MATH5515 Commutative Harmonic Analysis

MATH5515 is a Mathematics Level V course. See the course overview below.

Units of credit: 6

Prerequisites:

Cycle of offering: Variable

Graduate attributes: the course will enhance your research, inquiry and analytical thinking abilities.

More information: this recent course handout (pdf) contains information about course objectives, assessment, course materials and the syllabus. (This pdf will usually be updated by the end of the first week of the semester.)

The Online Handbook entry contains up-to-date timetabling information.
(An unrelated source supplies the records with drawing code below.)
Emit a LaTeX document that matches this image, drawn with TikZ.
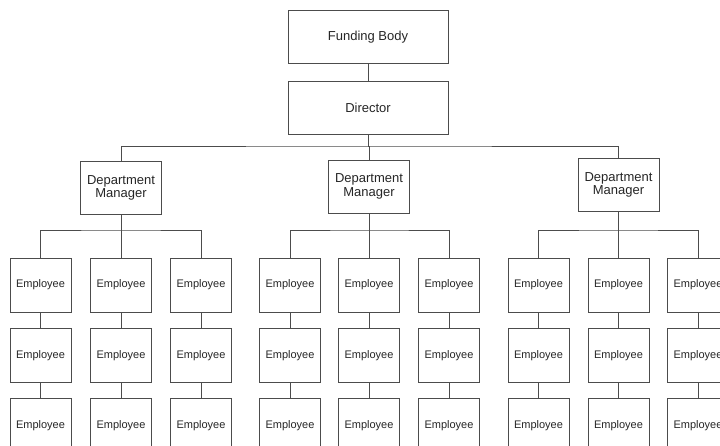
\documentclass[tikz,border=0pt]{standalone}
\usepackage{fontspec}
\setmainfont{Liberation Sans}
\begin{document}
\begin{tikzpicture}[x=1pt,y=-1pt,
  box/.style={draw=black!70, line width=0.8pt, fill=white, inner sep=0pt, align=center, text=black!85},
  bigbox/.style={box, minimum width=160pt, minimum height=53pt, font=\fontsize{13}{13.5}\selectfont},
  mgrbox/.style={box, minimum width=81pt, minimum height=53pt, font=\fontsize{13}{13.5}\selectfont},
  empbox/.style={box, minimum width=61pt, minimum height=54pt, font=\fontsize{11}{12}\selectfont},
  link/.style={draw=black!70, line width=0.8pt}]
\useasboundingbox (0,0) rectangle (720,446);
\clip (0,0) rectangle (720,446);
\fill[white] (0,0) rectangle (720,446);
% top
\node[bigbox] (fb) at (368,37) {Funding Body};
\node[bigbox] (dir) at (368,107.5) {Director};
\node[mgrbox] (dm1) at (121,188) {Department\\Manager};
\node[mgrbox] (dm2) at (369,186.5) {Department\\Manager};
\node[mgrbox] (dm3) at (618.5,185) {Department\\Manager};
% employees
\foreach \g/\xa/\xb/\xc in {1/40.5/121/201, 2/290/369/449, 3/538.5/618.5/698}{
  \foreach \r/\y in {1/285, 2/355.5, 3/425.5}{
    \node[empbox] (e\g\r a) at (\xa,\y) {Employee};
    \node[empbox] (e\g\r b) at (\xb,\y) {Employee};
    \node[empbox] (e\g\r c) at (\xc,\y) {Employee};
  }
}
% connectors
\draw[link] (fb) -- (dir);
\coordinate (bus) at (368,146);
\draw[link] (dir.south) -- (bus);
\draw[link] (dm1.north) |- (bus) -| (dm3.north);
\draw[link] (bus) -| (dm2.north);
\foreach \g in {1,2,3}{
  \coordinate (br\g) at (dm\g.south |- {(0,230)});
  \draw[link] (dm\g.south) -- (br\g);
  \draw[link] (e\g1a.north) |- (br\g) -| (e\g1c.north);
  \draw[link] (br\g) -- (e\g1b.north);
  \foreach \c in {a,b,c}{
    \draw[link] (e\g1\c) -- (e\g2\c);
    \draw[link] (e\g2\c) -- (e\g3\c);
  }
}
\end{tikzpicture}
\end{document}
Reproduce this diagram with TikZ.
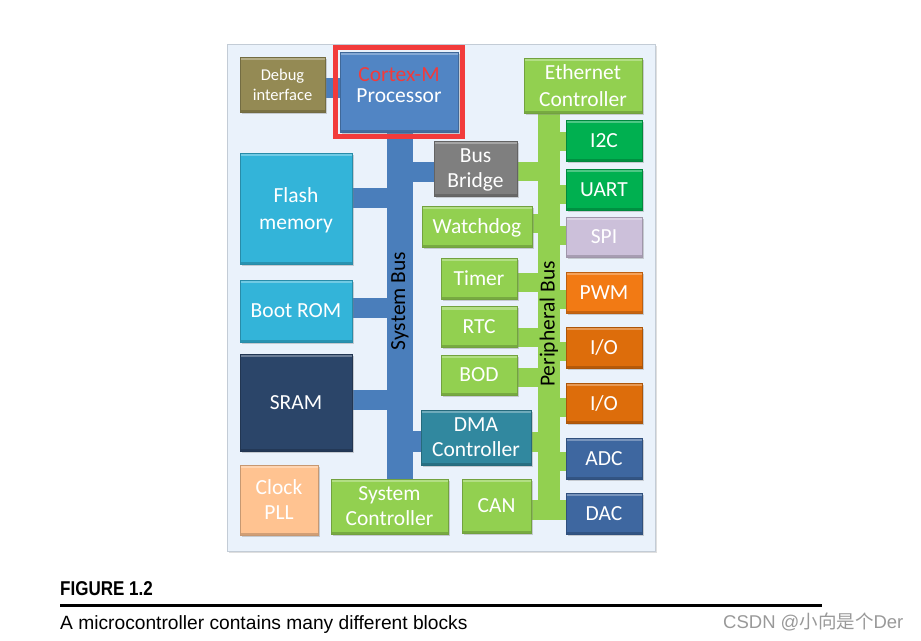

If you are currently enrolled in MATH5515, you can log into the My eLearning Vista instance of this course.

Course Overview

This course develops the essentials of Fourier analysis and applications. Originated by Fourier for the study of heat, it helps us understand many aspects of signal processing, data compression, wavelets and differential equations, with important applications to physics, engineering and other areas of mathematics, including statistics.

The course begins with a review of the essential linear algebra, and then introduces Fourier's theory along historical lines. We work on the circle and then the line, establishing the general theory of (complex) Fourier series and then Fourier transforms.

We derive finite versions, including the Fast Fourier Transform (FFT), using commutative group theory, which will be introduced as needed, and give some applications to number theory. We show how the theory extends to more general commutative groups, and discuss the Poyntriagin duality theory.

Generalizations to simple hypergroups, and in particular to Bessel functions and some orthogonal polynomials will be discussed, and we sketch applications to the theory of distributions and differential equations, including the Sturm Liouville equation.

We may also discuss applications to the theory of distributions, and discuss appplications to statistics, for example to random walks and the Central Limit theorem.
In the last part of the course we introduce the theory of wavelets and give some applications.